Madras Season Reports
One conjecture is that the continuation of the monsoon into the first 10-12 days of December had dampened the spirits of music and dance enthusiasts, not to speak of the practical problem of getting to and from recital halls that the continuous downpour and the resultant waterlogging in many of the areas of the city posed to them. Another is and this is more plausible— is that the copious rains, possibly in combination with other factors related to the state of the nation and the state of the economy, put off many who arrive in Chennai from other towns and cities to savour the seasonal offerings.

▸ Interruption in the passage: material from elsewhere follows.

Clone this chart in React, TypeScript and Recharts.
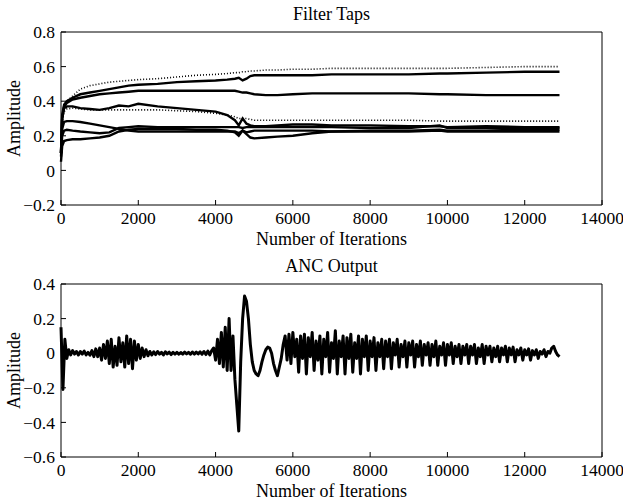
import React from "react";
import { LineChart, Line, XAxis, YAxis } from "recharts";

// ---------- Data ----------
const xTicks = [0, 2000, 4000, 6000, 8000, 10000, 12000, 14000];
const tapYTicks = [-0.2, 0, 0.2, 0.4, 0.6, 0.8];
const ancYTicks = [-0.6, -0.4, -0.2, 0, 0.2, 0.4];

const tapIter = [0, 30, 80, 150, 300, 500, 750, 1000, 1250, 1500, 1750, 2000, 2500, 3000, 3500, 4000, 4300, 4500, 4600, 4700, 4800, 4900, 5000, 5300, 5600, 6000, 6500, 7000, 8000, 9000, 9800, 10000, 11000, 12000, 12900];

const tap1 = [0.1, 0.3, 0.38, 0.4, 0.43, 0.47, 0.49, 0.5, 0.51, 0.515, 0.52, 0.525, 0.53, 0.54, 0.55, 0.555, 0.56, 0.565, 0.565, 0.57, 0.57, 0.575, 0.575, 0.58, 0.58, 0.585, 0.585, 0.59, 0.59, 0.59, 0.59, 0.59, 0.595, 0.6, 0.6];
const tap2 = [0.1, 0.32, 0.38, 0.4, 0.42, 0.44, 0.45, 0.46, 0.47, 0.48, 0.49, 0.495, 0.5, 0.51, 0.515, 0.52, 0.525, 0.53, 0.535, 0.52, 0.53, 0.545, 0.55, 0.55, 0.55, 0.55, 0.55, 0.555, 0.555, 0.555, 0.56, 0.56, 0.565, 0.57, 0.57];
const tap3 = [0.1, 0.3, 0.37, 0.39, 0.41, 0.42, 0.43, 0.44, 0.445, 0.45, 0.455, 0.46, 0.46, 0.46, 0.46, 0.46, 0.46, 0.46, 0.455, 0.45, 0.45, 0.445, 0.44, 0.435, 0.435, 0.44, 0.445, 0.445, 0.445, 0.445, 0.44, 0.44, 0.435, 0.435, 0.435];
const tap4 = [0.1, 0.3, 0.36, 0.37, 0.37, 0.36, 0.355, 0.35, 0.36, 0.375, 0.37, 0.385, 0.37, 0.36, 0.35, 0.34, 0.32, 0.29, 0.26, 0.3, 0.27, 0.26, 0.255, 0.255, 0.26, 0.265, 0.265, 0.26, 0.26, 0.255, 0.255, 0.25, 0.255, 0.25, 0.25];
const tap5 = [0.1, 0.28, 0.34, 0.355, 0.36, 0.355, 0.35, 0.35, 0.35, 0.35, 0.35, 0.35, 0.35, 0.345, 0.34, 0.33, 0.32, 0.31, 0.3, 0.3, 0.3, 0.295, 0.29, 0.29, 0.29, 0.29, 0.29, 0.29, 0.29, 0.29, 0.285, 0.285, 0.285, 0.285, 0.285];
const tap6 = [0.1, 0.24, 0.28, 0.285, 0.285, 0.28, 0.27, 0.26, 0.25, 0.24, 0.23, 0.225, 0.225, 0.225, 0.225, 0.225, 0.225, 0.225, 0.215, 0.23, 0.22, 0.225, 0.23, 0.23, 0.23, 0.23, 0.23, 0.225, 0.225, 0.225, 0.23, 0.225, 0.225, 0.225, 0.225];
const tap7 = [0.08, 0.2, 0.23, 0.235, 0.23, 0.225, 0.22, 0.215, 0.22, 0.245, 0.25, 0.255, 0.25, 0.25, 0.25, 0.25, 0.25, 0.25, 0.25, 0.245, 0.25, 0.25, 0.25, 0.25, 0.25, 0.25, 0.25, 0.25, 0.245, 0.245, 0.26, 0.245, 0.245, 0.245, 0.245];
const tap8 = [0.05, 0.14, 0.17, 0.175, 0.18, 0.18, 0.185, 0.19, 0.2, 0.225, 0.235, 0.24, 0.24, 0.24, 0.235, 0.235, 0.23, 0.22, 0.2, 0.23, 0.21, 0.19, 0.185, 0.19, 0.195, 0.2, 0.215, 0.225, 0.23, 0.23, 0.235, 0.23, 0.23, 0.235, 0.235];

// ANC output sampled every 50 iterations
const ANC_STEP = 50;
const ancValues = [
  0.15, -0.21, 0.08, -0.03, 0.02, -0.01, 0.015, -0.005, 0.01, -0.01,
  0.01, -0.005, 0.012, -0.01, 0.005, -0.012, 0.015, -0.02, 0.025, -0.02,
  0.03, -0.04, 0.05, -0.03, 0.07, -0.06, 0.08, -0.08, 0.04, -0.07,
  0.09, -0.05, 0.06, -0.08, 0.1, -0.06, 0.08, -0.09, 0.07, -0.04,
  0.05, -0.03, 0.03, -0.02, 0.02, -0.015, 0.01, -0.01, 0.008, -0.008,
  0.01, -0.005, 0.005, -0.01, 0.008, -0.004, 0.006, -0.008, 0.005, -0.005,
  0.005, -0.006, 0.004, -0.005, 0.006, -0.004, 0.005, -0.006, 0.007, -0.005,
  0.006, -0.004, 0.008, -0.006, 0.01, -0.008, 0.012, -0.01, 0.015, 0.03,
  -0.04, 0.08, -0.06, 0.12, -0.08, 0.15, -0.1, 0.2, -0.1, 0.1,
  -0.15, -0.3, -0.45, -0.05, 0.2, 0.33, 0.3, 0.2, 0.05, -0.05,
  -0.1, -0.12, -0.13, -0.1, -0.05, -0.01, 0.02, 0.035, 0.03, 0.0,
  -0.06, -0.1, -0.13, -0.08, -0.03, 0.05, 0.1, -0.04, 0.11, -0.06,
  0.12, -0.02, 0.08, -0.11, 0.1, -0.03, 0.11, -0.12, 0.09, -0.02,
  0.12, -0.1, 0.07, -0.04, 0.1, -0.12, 0.08, -0.02, 0.12, -0.11,
  0.06, -0.03, 0.13, -0.12, 0.07, -0.02, 0.1, -0.12, 0.09, -0.03,
  0.11, -0.11, 0.06, -0.03, 0.1, -0.12, 0.08, -0.02, 0.1, -0.1,
  0.07, -0.02, 0.09, -0.1, 0.06, -0.02, 0.08, -0.09, 0.07, -0.02,
  0.08, -0.09, 0.06, -0.01, 0.08, -0.08, 0.05, -0.02, 0.07, -0.08,
  0.06, -0.01, 0.07, -0.08, 0.05, -0.02, 0.07, -0.07, 0.05, -0.01,
  0.06, -0.07, 0.05, -0.02, 0.07, -0.07, 0.04, -0.01, 0.06, -0.07,
  0.05, -0.01, 0.06, -0.06, 0.04, -0.02, 0.05, -0.06, 0.04, -0.01,
  0.05, -0.06, 0.04, -0.01, 0.05, -0.06, 0.03, -0.02, 0.05, -0.06,
  0.04, -0.01, 0.04, -0.05, 0.03, -0.02, 0.04, -0.05, 0.03, -0.01,
  0.04, -0.05, 0.03, -0.01, 0.035, -0.05, 0.02, -0.01, 0.03, -0.04,
  0.02, -0.01, 0.025, -0.04, 0.015, -0.01, 0.02, -0.03, 0.01, -0.005,
  0.02, -0.02, 0.01, 0.0, 0.03, 0.04, 0.01, -0.01, -0.02,
];

const tapData = tapIter.map((it, i) => ({
  it,
  t1: tap1[i], t2: tap2[i], t3: tap3[i], t4: tap4[i],
  t5: tap5[i], t6: tap6[i], t7: tap7[i], t8: tap8[i],
}));
const ancData = ancValues.map((v, i) => ({ it: i * ANC_STEP, v }));

// ---------- Styling ----------
const FONT = "'Liberation Serif', 'Times New Roman', serif";
const titleStyle = { fontFamily: FONT, fontSize: 18, fill: "#000" };
const tickStyle = { fontFamily: FONT, fontSize: 17.5, fill: "#000" };
const W = 623;

const fmtY = (v: number) => (v === 0 ? "0" : v < 0 ? "\u2212" + Math.abs(v).toFixed(1) : v.toFixed(1));

const YTitle = (props: any) => {
  const vb = props.viewBox || {};
  const cy = vb.y + vb.height / 2;
  return (
    <text x={20} y={cy} transform={`rotate(-90, 20, ${cy})`} textAnchor="middle" style={titleStyle}>
      Amplitude
    </text>
  );
};
const XTitle = (props: any) => {
  const vb = props.viewBox || {};
  return (
    <text x={vb.x + vb.width / 2} y={vb.y + 40} textAnchor="middle" style={titleStyle}>
      Number of Iterations
    </text>
  );
};
const makeTitle = (t: string) => (props: any) => {
  const vb = props.viewBox || {};
  return (
    <text x={vb.x + vb.width / 2} y={vb.y - 11} textAnchor="middle" style={titleStyle}>
      {t}
    </text>
  );
};

const axisCommon = {
  stroke: "#000",
  tickSize: -5,
  tickLine: { stroke: "#000" },
  axisLine: { stroke: "#000" },
};

function Frame(props: { title: string; ticks: number[]; domain: [number, number] }) {
  return [
    <XAxis
      key="xb"
      xAxisId="b"
      dataKey="it"
      type="number"
      domain={[0, 14000]}
      ticks={xTicks}
      interval={0}
      height={45}
      tickMargin={12}
      tick={tickStyle}
      label={<XTitle />}
      {...axisCommon}
    />,
    <XAxis
      key="xt"
      xAxisId="t"
      dataKey="it"
      type="number"
      orientation="top"
      domain={[0, 14000]}
      ticks={xTicks}
      interval={0}
      height={1}
      tick={false}
      label={React.createElement(makeTitle(props.title))}
      {...axisCommon}
    />,
    <YAxis
      key="yl"
      yAxisId="l"
      type="number"
      domain={props.domain}
      ticks={props.ticks}
      interval={0}
      width={1}
      tickMargin={11}
      tick={tickStyle}
      tickFormatter={fmtY}
      label={<YTitle />}
      {...axisCommon}
    />,
    <YAxis
      key="yr"
      yAxisId="r"
      type="number"
      orientation="right"
      domain={props.domain}
      ticks={props.ticks}
      interval={0}
      width={1}
      tick={false}
      {...axisCommon}
    />,
  ];
}

const solid = { stroke: "#000", strokeWidth: 2.4, dot: false, isAnimationActive: false, xAxisId: "b", yAxisId: "l" } as const;
const dotted = { stroke: "#000", strokeWidth: 1.6, strokeDasharray: "1 2", dot: false, isAnimationActive: false, xAxisId: "b", yAxisId: "l" } as const;

export default function App() {
  return (
    <div style={{ position: "absolute", left: 0, top: 0, width: W, height: 503, background: "#fff" }}>
      <LineChart width={W} height={250} data={tapData} margin={{ top: 31, right: 20, left: 60, bottom: 0 }}>
        {Frame({ title: "Filter Taps", ticks: tapYTicks, domain: [-0.2, 0.8] })}
        <Line dataKey="t1" {...dotted} />
        <Line dataKey="t2" {...solid} />
        <Line dataKey="t3" {...solid} />
        <Line dataKey="t4" {...solid} />
        <Line dataKey="t5" {...dotted} />
        <Line dataKey="t6" {...solid} />
        <Line dataKey="t7" {...solid} />
        <Line dataKey="t8" {...solid} />
      </LineChart>
      <LineChart width={W} height={253} data={ancData} margin={{ top: 33, right: 20, left: 60, bottom: 1 }}>
        {Frame({ title: "ANC Output", ticks: ancYTicks, domain: [-0.6, 0.4] })}
        <Line dataKey="v" {...solid} strokeWidth={3} strokeLinejoin="round" />
      </LineChart>
    </div>
  );
}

Over the years, it is the alien invaders who have constituted the hardcore of the audience.
Natya Kala Conference
Centuries of an unbroken past which we Indians are wont to intone about, becomes the common refrain while referring to our classical dances. While reverential Natya Sastra quotes become pointers to a very ancient past in terms of cultural memory, cocksure statements refer to the then in dance which was so rich as compared to the impoverished now. How does one measure this mysterious then which few have seen but everybody waxes eloquent about? Does it go back a hundred, two hundred or a thousand years? The query raised in Leela Samsons lecture for the 17th Natya Kala Conference was a reminder that, in the nostalgia for an unseen past, one tends to forget that concepts like tradition and modernity have no function except in relation to each other. The then we crave for was at that point of time the vital now. Dance lives only at the point of creation and however ancient its core spirit, its contemporary form is shaped by the living inspiration of each age.